Мне тоже нужно собраться с духом, чтобы пройти оставшиеся семьсот километров до Шанхая. В горах, в который раз изнемогая от жары, я переживаю один из самых трудных моментов за все путешествие. Двигаться вперед приходится, заставляя себя, через «не могу» и «не хочу». Я слышу, как глухо стучит мое сердце, и каждый раз опасаюсь, что оно не переживет очередного восхождения. Прохожие советуют мне поберечь себя — много ходить по такой жаре им кажется опасным. Но моя виза истекает через несколько дней, так что выбора нет. Я даже прикручиваю к коляске зонтик, чтобы укрыться от солнечных лучей, но то и дело падаю в обморок прямо на дороге… Приходя в чувство, даю себе команду подняться и продолжать движение — так и иду, с абсолютно пустой головой, от одного тенька к другому… На ступнях образовались жуткие волдыри — в особенности на левой. Проблемы с ногами начались еще в Иране, но здесь они усугубились неимоверно! Мозоли появились не только на пятках, но и под подушечками пальцев, и между двумя пальцами образовалась глубокая трещина. Я все время об этом думаю — больно очень! — и боюсь остаться без ног, но все-таки иду, и иду, и иду… Каждый шаг сопровождается ощущением, будто в тебя вонзается тысяча иголок. Я поменял обувь, надев новые сандалии, но они доставили мне новые проблемы, так что теперь я хромаю, как калека, и расставляю ноги пошире, чтобы поскорее затянулись болячки, которые я натер между ног, в районе паха… Последние две недели у меня не марш мира, а пытка! Надо будет сходить к хирургу в Корее!

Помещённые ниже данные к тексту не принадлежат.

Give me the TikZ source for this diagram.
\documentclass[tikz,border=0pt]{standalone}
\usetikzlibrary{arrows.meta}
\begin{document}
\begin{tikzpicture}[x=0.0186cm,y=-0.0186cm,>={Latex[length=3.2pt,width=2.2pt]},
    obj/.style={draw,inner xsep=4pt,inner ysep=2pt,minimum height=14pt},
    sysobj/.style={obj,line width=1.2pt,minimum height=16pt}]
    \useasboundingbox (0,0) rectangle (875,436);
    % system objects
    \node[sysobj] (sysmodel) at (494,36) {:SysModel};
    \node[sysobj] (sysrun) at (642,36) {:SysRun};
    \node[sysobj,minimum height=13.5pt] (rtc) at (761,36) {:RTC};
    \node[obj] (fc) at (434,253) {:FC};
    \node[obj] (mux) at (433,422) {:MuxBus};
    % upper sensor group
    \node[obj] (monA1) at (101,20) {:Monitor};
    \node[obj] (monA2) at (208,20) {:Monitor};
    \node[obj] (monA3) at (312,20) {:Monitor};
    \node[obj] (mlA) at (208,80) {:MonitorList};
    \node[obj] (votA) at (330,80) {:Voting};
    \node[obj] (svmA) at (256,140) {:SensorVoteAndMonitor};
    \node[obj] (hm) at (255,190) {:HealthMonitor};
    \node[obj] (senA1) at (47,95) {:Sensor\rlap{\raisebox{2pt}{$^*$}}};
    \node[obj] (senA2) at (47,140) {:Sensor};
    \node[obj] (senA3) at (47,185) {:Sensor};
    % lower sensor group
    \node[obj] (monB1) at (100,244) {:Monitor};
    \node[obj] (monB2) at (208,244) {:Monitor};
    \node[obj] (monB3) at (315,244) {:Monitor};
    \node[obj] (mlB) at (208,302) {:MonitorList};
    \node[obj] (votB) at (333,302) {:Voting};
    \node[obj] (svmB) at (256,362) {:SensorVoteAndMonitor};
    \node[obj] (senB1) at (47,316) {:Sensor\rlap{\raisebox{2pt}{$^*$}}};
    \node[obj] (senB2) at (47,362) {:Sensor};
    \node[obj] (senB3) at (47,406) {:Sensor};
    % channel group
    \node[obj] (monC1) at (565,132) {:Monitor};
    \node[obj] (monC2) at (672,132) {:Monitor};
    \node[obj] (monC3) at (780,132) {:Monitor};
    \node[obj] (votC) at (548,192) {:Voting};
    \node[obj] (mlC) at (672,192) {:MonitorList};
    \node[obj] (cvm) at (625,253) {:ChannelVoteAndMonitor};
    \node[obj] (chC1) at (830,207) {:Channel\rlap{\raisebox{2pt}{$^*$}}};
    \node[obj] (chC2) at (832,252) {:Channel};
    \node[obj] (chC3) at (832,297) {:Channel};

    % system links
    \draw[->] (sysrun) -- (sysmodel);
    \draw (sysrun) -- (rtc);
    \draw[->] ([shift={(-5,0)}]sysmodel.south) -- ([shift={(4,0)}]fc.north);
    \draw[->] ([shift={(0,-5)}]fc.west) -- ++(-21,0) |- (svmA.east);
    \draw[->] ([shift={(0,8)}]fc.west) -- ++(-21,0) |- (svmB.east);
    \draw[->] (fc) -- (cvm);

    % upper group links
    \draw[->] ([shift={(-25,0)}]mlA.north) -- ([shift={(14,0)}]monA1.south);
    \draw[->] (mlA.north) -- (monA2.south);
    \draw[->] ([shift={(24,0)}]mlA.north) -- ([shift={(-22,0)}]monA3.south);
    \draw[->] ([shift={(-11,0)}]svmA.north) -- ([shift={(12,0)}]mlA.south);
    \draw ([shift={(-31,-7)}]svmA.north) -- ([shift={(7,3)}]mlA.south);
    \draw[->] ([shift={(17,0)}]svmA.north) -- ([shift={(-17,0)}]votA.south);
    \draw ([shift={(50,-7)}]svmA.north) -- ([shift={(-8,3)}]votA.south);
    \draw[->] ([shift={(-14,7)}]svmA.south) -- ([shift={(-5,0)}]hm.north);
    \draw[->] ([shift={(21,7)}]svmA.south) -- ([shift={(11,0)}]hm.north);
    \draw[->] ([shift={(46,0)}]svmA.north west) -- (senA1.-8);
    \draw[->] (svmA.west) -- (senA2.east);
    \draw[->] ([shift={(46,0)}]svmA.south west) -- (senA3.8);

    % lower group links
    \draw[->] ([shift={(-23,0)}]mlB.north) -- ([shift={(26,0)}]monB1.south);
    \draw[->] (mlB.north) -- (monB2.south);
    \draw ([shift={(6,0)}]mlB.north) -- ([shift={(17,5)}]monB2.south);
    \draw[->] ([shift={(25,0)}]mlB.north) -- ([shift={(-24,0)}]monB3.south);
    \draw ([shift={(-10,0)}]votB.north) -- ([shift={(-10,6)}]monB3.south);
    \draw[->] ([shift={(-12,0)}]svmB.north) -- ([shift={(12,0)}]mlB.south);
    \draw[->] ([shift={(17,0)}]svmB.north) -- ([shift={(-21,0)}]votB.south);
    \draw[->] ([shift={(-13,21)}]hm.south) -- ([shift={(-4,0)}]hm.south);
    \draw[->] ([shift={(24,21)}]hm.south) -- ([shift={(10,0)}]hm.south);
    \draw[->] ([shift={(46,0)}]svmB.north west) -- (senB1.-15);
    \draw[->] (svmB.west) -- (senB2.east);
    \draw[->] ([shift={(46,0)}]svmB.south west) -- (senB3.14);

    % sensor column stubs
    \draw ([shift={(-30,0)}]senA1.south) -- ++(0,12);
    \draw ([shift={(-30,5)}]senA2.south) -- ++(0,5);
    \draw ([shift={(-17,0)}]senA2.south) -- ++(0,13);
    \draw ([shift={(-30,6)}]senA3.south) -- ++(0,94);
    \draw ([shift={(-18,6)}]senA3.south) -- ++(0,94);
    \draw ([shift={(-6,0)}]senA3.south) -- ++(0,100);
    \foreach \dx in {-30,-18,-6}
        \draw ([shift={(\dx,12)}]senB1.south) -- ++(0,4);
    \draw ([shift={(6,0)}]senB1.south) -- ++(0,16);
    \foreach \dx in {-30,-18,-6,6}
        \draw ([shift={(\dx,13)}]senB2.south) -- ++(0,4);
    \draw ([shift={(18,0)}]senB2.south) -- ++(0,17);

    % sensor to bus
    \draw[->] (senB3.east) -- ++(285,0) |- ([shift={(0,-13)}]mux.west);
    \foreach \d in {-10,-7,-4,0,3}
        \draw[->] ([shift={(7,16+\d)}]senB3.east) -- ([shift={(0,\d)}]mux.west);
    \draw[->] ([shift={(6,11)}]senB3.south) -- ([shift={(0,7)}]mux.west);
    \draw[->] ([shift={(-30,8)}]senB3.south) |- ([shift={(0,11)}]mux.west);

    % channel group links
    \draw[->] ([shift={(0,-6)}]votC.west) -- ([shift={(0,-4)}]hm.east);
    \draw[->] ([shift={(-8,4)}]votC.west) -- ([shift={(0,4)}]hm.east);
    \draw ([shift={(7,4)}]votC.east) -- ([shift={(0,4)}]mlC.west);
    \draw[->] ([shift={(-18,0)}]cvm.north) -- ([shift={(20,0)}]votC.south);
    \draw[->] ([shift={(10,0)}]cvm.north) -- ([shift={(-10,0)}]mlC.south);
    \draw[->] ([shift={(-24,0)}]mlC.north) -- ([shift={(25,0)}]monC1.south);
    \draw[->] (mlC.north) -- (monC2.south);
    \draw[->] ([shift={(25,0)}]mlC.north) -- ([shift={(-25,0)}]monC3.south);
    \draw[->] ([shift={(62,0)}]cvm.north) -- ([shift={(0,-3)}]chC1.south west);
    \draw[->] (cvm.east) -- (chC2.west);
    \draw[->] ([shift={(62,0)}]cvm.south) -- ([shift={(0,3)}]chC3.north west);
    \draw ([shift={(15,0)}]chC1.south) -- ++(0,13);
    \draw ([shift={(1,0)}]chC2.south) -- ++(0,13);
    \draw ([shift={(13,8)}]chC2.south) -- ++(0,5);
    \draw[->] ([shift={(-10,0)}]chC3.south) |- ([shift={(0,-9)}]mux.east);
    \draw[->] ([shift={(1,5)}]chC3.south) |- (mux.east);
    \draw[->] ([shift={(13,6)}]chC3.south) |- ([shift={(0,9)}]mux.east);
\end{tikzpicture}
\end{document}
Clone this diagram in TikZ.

Наконец я пересекаю мощный поток реки Янцзы — в пятый и теперь уже в последний раз! — и вечером 8 августа попадаю в Шанхай, в скромный маленький отель на окраине города. Усевшись в удобных креслах в лобби, мы вместе со служащими отеля и несколькими постояльцами смотрим трансляцию церемонии открытия Олимпийских игр в Пекине. Это колоссально, это умопомрачительно… Хозяева смеются и поют, их переполняет национальная гордость. И я вновь проникаюсь к ним неподдельным уважением.

А завтра утром я отправлюсь в Корею.